- Catcher
- Born: May 17, 1932 Ann Arbor, Michigan, U.S.
- Died: May 11, 2025 (aged 92) Texas Township, Michigan, U.S.
- Batted: LeftThrew: Right

AAGPBL debut
- 1953, for the Muskegon Belles

Last AAGPBL appearance
- 1954, for the Kalamazoo Lassies

Teams
- Muskegon Belles (1953); Kalamazoo Lassies (1953–1954);

Career highlights and awards
- AAGPBL Championship (1954);

= Chris Ballingall =

American baseball player (1932–2025)

Christina Ballingall (May 17, 1932 – May 11, 2025) was an American professional baseball catcher who played in the All-American Girls Professional Baseball League (AAGPBL) in 1953 and 1954. Listed at 5 ft 6 in and 145 lb, she batted left-handed and threw right-handed.

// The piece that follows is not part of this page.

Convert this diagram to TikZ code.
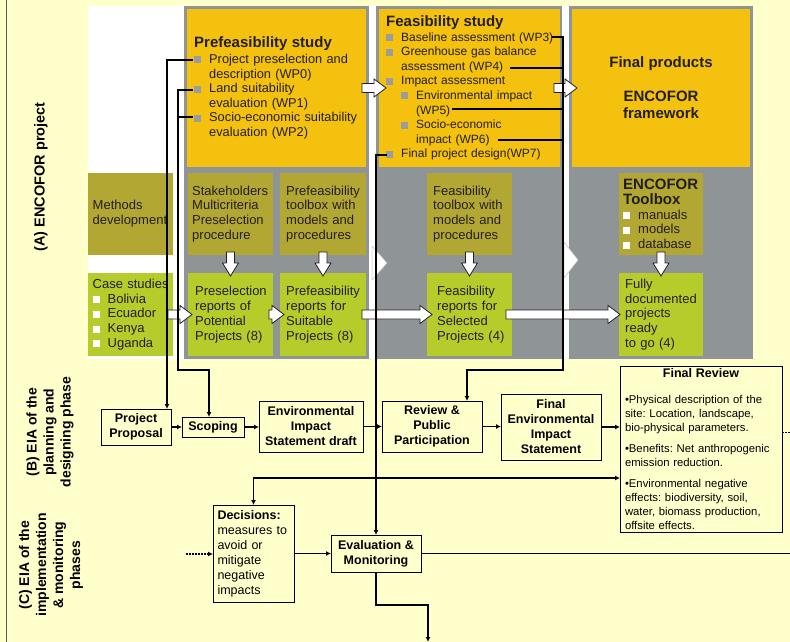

A native of Ann Arbor, Michigan, Ballingall learned to play baseball while catching for her twin brother. She had originally been offered a contract at the age of 15 to play in the AAGPBL, but her father did not want her to play then. She had to wait six years before being signed in 1953. She entered the league with the Muskegon Belles, and was traded to the Kalamazoo Lassies during the midseason. She also appeared in a few games at first base and outfield.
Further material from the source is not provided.